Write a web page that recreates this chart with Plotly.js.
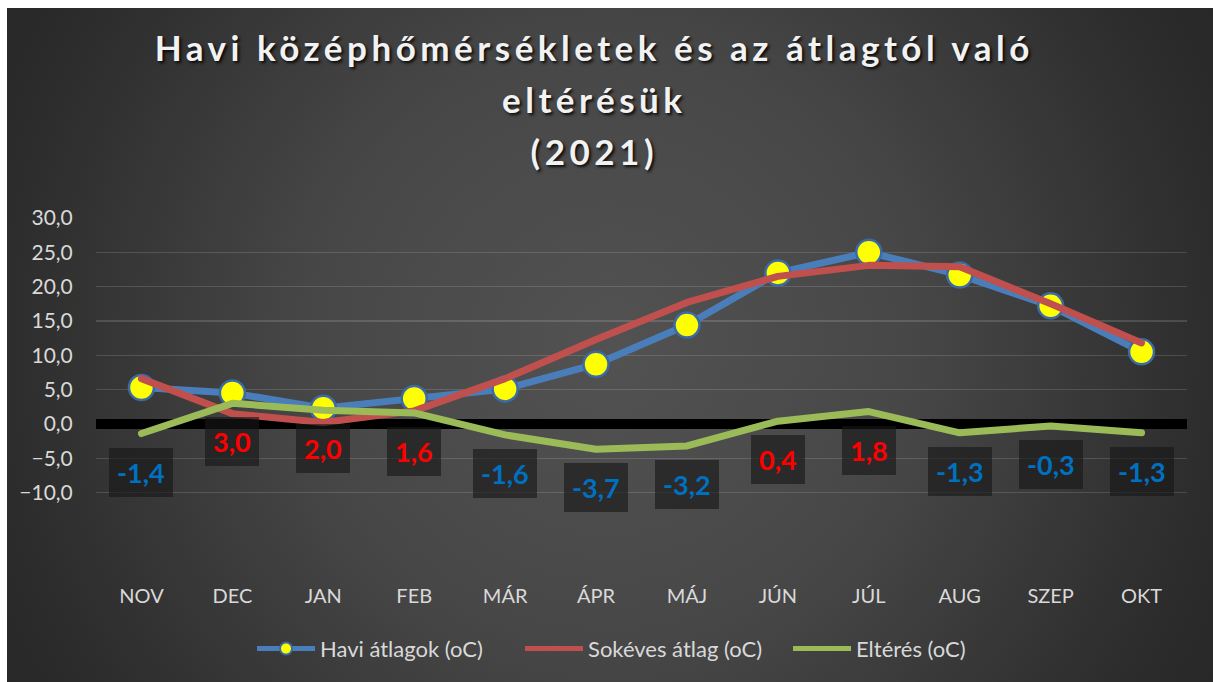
<!DOCTYPE html>
<html>
<head>
<meta charset="utf-8">
<script src="https://cdn.plot.ly/plotly-3.0.1.min.js"></script>
<style>
  html, body { margin: 0; padding: 0; background: #ffffff; }
  #chart {
    position: absolute; left: 7px; top: 8px; width: 1206px; height: 674px;
    background: radial-gradient(circle at 50% 50%, #525252 0px, #474747 300px, #2d2d2d 600px, #262626 720px);
  }
  .gtitle { letter-spacing: 4.5px; }
  .scatterlayer path.js-line { stroke-linecap: round; stroke-linejoin: round; }
</style>
</head>
<body>
<div id="chart"></div>
<script>
const months = ['NOV','DEC','JAN','FEB','MÁR','ÁPR','MÁJ','JÚN','JÚL','AUG','SZEP','OKT'];
const haviAtlagok = [5.3, 4.5, 2.3, 3.7, 5.1, 8.7, 14.4, 22.0, 25.0, 21.7, 17.2, 10.5];
const sokevesAtlag = [6.6, 1.5, 0.2, 1.9, 6.6, 12.3, 17.7, 21.5, 23.1, 22.9, 17.5, 11.8];
const elteres = [-1.4, 3.0, 2.0, 1.6, -1.6, -3.7, -3.2, 0.4, 1.8, -1.3, -0.3, -1.3];
const yTicks = [-10, -5, 0, 5, 10, 15, 20, 25, 30];
const seriesNames = ['Havi átlagok (oC)', 'Sokéves átlag (oC)', 'Eltérés (oC)'];

const labelFont = 'Lato, "Open Sans", sans-serif';

const traces = [
  {
    x: months, y: haviAtlagok, name: seriesNames[0], type: 'scatter', mode: 'lines+markers',
    line: {color: '#4a7ebb', width: 7},
    marker: {color: '#ffff00', size: 25, line: {color: '#3a6aa8', width: 2.5}},
    hoverinfo: 'skip'
  },
  {
    x: months, y: sokevesAtlag, name: seriesNames[1], type: 'scatter', mode: 'lines',
    line: {color: '#c0504d', width: 7},
    hoverinfo: 'skip'
  },
  {
    x: months, y: elteres, name: seriesNames[2], type: 'scatter', mode: 'lines',
    line: {color: '#9bbb59', width: 7},
    hoverinfo: 'skip'
  }
];

const annotations = months.map((m, i) => ({
  x: m, y: elteres[i], xref: 'x', yref: 'y',
  text: elteres[i].toFixed(1).replace('.', ','),
  showarrow: false, yshift: -38.5,
  bgcolor: 'rgba(22,22,22,0.62)', borderpad: 8, borderwidth: 0,
  font: {family: labelFont, size: 27, weight: 'bold', color: elteres[i] < 0 ? '#0070c0' : '#ff0000'}
}));

const layout = {
  width: 1206, height: 674,
  paper_bgcolor: 'rgba(0,0,0,0)', plot_bgcolor: 'rgba(0,0,0,0)',
  margin: {l: 88.5, r: 25.5, t: 210, b: 105},
  separators: ',.',
  showlegend: true,
  title: {
    text: '<span style="font-size:35px">Havi középhőmérsékletek és az átlagtól való</span><br><span style="font-size:35px">eltérésük</span><br><span style="font-size:35px">(2021)</span>',
    font: {family: labelFont, size: 40, weight: 'bold', color: '#f2f2f2', shadow: '2px 2px 3px rgba(0,0,0,0.85)'},
    x: 0.487, xref: 'container', xanchor: 'center',
    y: 0.921, yref: 'container', yanchor: 'top'
  },
  xaxis: {
    type: 'category', range: [-0.5, 11.5],
    showgrid: false, showline: false, zeroline: false,
    ticks: '', ticklabelstandoff: 5,
    tickfont: {family: labelFont, size: 20, color: '#d9d9d9'},
    fixedrange: true
  },
  yaxis: {
    range: [-22.3, 30], tickvals: yTicks, tickformat: '.1f',
    showgrid: true, gridcolor: 'rgba(255,255,255,0.14)', gridwidth: 1.5,
    zeroline: true, zerolinecolor: '#000000', zerolinewidth: 10,
    showline: false,
    ticks: 'outside', ticklen: 18, tickcolor: 'rgba(0,0,0,0)',
    tickfont: {family: labelFont, size: 21, color: '#d9d9d9'},
    fixedrange: true
  },
  legend: {
    orientation: 'h', x: 0.143, xanchor: 'left', y: -0.2, yanchor: 'middle',
    font: {family: labelFont, size: 22, color: '#d9d9d9'},
    bgcolor: 'rgba(0,0,0,0)', itemsizing: 'constant', itemwidth: 58,
    entrywidth: 195, entrywidthmode: 'pixels'
  },
  annotations: annotations,
  hovermode: false
};

Plotly.newPlot('chart', traces, layout, {displayModeBar: false, staticPlot: true});
</script>
</body>
</html>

Problem description: Write out the listing above again, exactly, but with no pictures in the copy.

Written reply:
Write a web page that recreates this chart with Plotly.js.
<!DOCTYPE html>
<html>
<head>
<meta charset="utf-8">
<script src="https://cdn.plot.ly/plotly-3.0.1.min.js"></script>
<style>
  html, body { margin: 0; padding: 0; background: #ffffff; }
  #chart {
    position: absolute; left: 7px; top: 8px; width: 1206px; height: 674px;
    background: radial-gradient(circle at 50% 50%, #525252 0px, #474747 300px, #2d2d2d 600px, #262626 720px);
  }
  .gtitle { letter-spacing: 4.5px; }
  .scatterlayer path.js-line { stroke-linecap: round; stroke-linejoin: round; }
</style>
</head>
<body>
<div id="chart"></div>
<script>
const months = ['NOV','DEC','JAN','FEB','MÁR','ÁPR','MÁJ','JÚN','JÚL','AUG','SZEP','OKT'];
const haviAtlagok = [5.3, 4.5, 2.3, 3.7, 5.1, 8.7, 14.4, 22.0, 25.0, 21.7, 17.2, 10.5];
const sokevesAtlag = [6.6, 1.5, 0.2, 1.9, 6.6, 12.3, 17.7, 21.5, 23.1, 22.9, 17.5, 11.8];
const elteres = [-1.4, 3.0, 2.0, 1.6, -1.6, -3.7, -3.2, 0.4, 1.8, -1.3, -0.3, -1.3];
const yTicks = [-10, -5, 0, 5, 10, 15, 20, 25, 30];
const seriesNames = ['Havi átlagok (oC)', 'Sokéves átlag (oC)', 'Eltérés (oC)'];

const labelFont = 'Lato, "Open Sans", sans-serif';

const traces = [
  {
    x: months, y: haviAtlagok, name: seriesNames[0], type: 'scatter', mode: 'lines+markers',
    line: {color: '#4a7ebb', width: 7},
    marker: {color: '#ffff00', size: 25, line: {color: '#3a6aa8', width: 2.5}},
    hoverinfo: 'skip'
  },
  {
    x: months, y: sokevesAtlag, name: seriesNames[1], type: 'scatter', mode: 'lines',
    line: {color: '#c0504d', width: 7},
    hoverinfo: 'skip'
  },
  {
    x: months, y: elteres, name: seriesNames[2], type: 'scatter', mode: 'lines',
    line: {color: '#9bbb59', width: 7},
    hoverinfo: 'skip'
  }
];

const annotations = months.map((m, i) => ({
  x: m, y: elteres[i], xref: 'x', yref: 'y',
  text: elteres[i].toFixed(1).replace('.', ','),
  showarrow: false, yshift: -38.5,
  bgcolor: 'rgba(22,22,22,0.62)', borderpad: 8, borderwidth: 0,
  font: {family: labelFont, size: 27, weight: 'bold', color: elteres[i] < 0 ? '#0070c0' : '#ff0000'}
}));

const layout = {
  width: 1206, height: 674,
  paper_bgcolor: 'rgba(0,0,0,0)', plot_bgcolor: 'rgba(0,0,0,0)',
  margin: {l: 88.5, r: 25.5, t: 210, b: 105},
  separators: ',.',
  showlegend: true,
  title: {
    text: '<span style="font-size:35px">Havi középhőmérsékletek és az átlagtól való</span><br><span style="font-size:35px">eltérésük</span><br><span style="font-size:35px">(2021)</span>',
    font: {family: labelFont, size: 40, weight: 'bold', color: '#f2f2f2', shadow: '2px 2px 3px rgba(0,0,0,0.85)'},
    x: 0.487, xref: 'container', xanchor: 'center',
    y: 0.921, yref: 'container', yanchor: 'top'
  },
  xaxis: {
    type: 'category', range: [-0.5, 11.5],
    showgrid: false, showline: false, zeroline: false,
    ticks: '', ticklabelstandoff: 5,
    tickfont: {family: labelFont, size: 20, color: '#d9d9d9'},
    fixedrange: true
  },
  yaxis: {
    range: [-22.3, 30], tickvals: yTicks, tickformat: '.1f',
    showgrid: true, gridcolor: 'rgba(255,255,255,0.14)', gridwidth: 1.5,
    zeroline: true, zerolinecolor: '#000000', zerolinewidth: 10,
    showline: false,
    ticks: 'outside', ticklen: 18, tickcolor: 'rgba(0,0,0,0)',
    tickfont: {family: labelFont, size: 21, color: '#d9d9d9'},
    fixedrange: true
  },
  legend: {
    orientation: 'h', x: 0.143, xanchor: 'left', y: -0.2, yanchor: 'middle',
    font: {family: labelFont, size: 22, color: '#d9d9d9'},
    bgcolor: 'rgba(0,0,0,0)', itemsizing: 'constant', itemwidth: 58,
    entrywidth: 195, entrywidthmode: 'pixels'
  },
  annotations: annotations,
  hovermode: false
};

Plotly.newPlot('chart', traces, layout, {displayModeBar: false, staticPlot: true});
</script>
</body>
</html>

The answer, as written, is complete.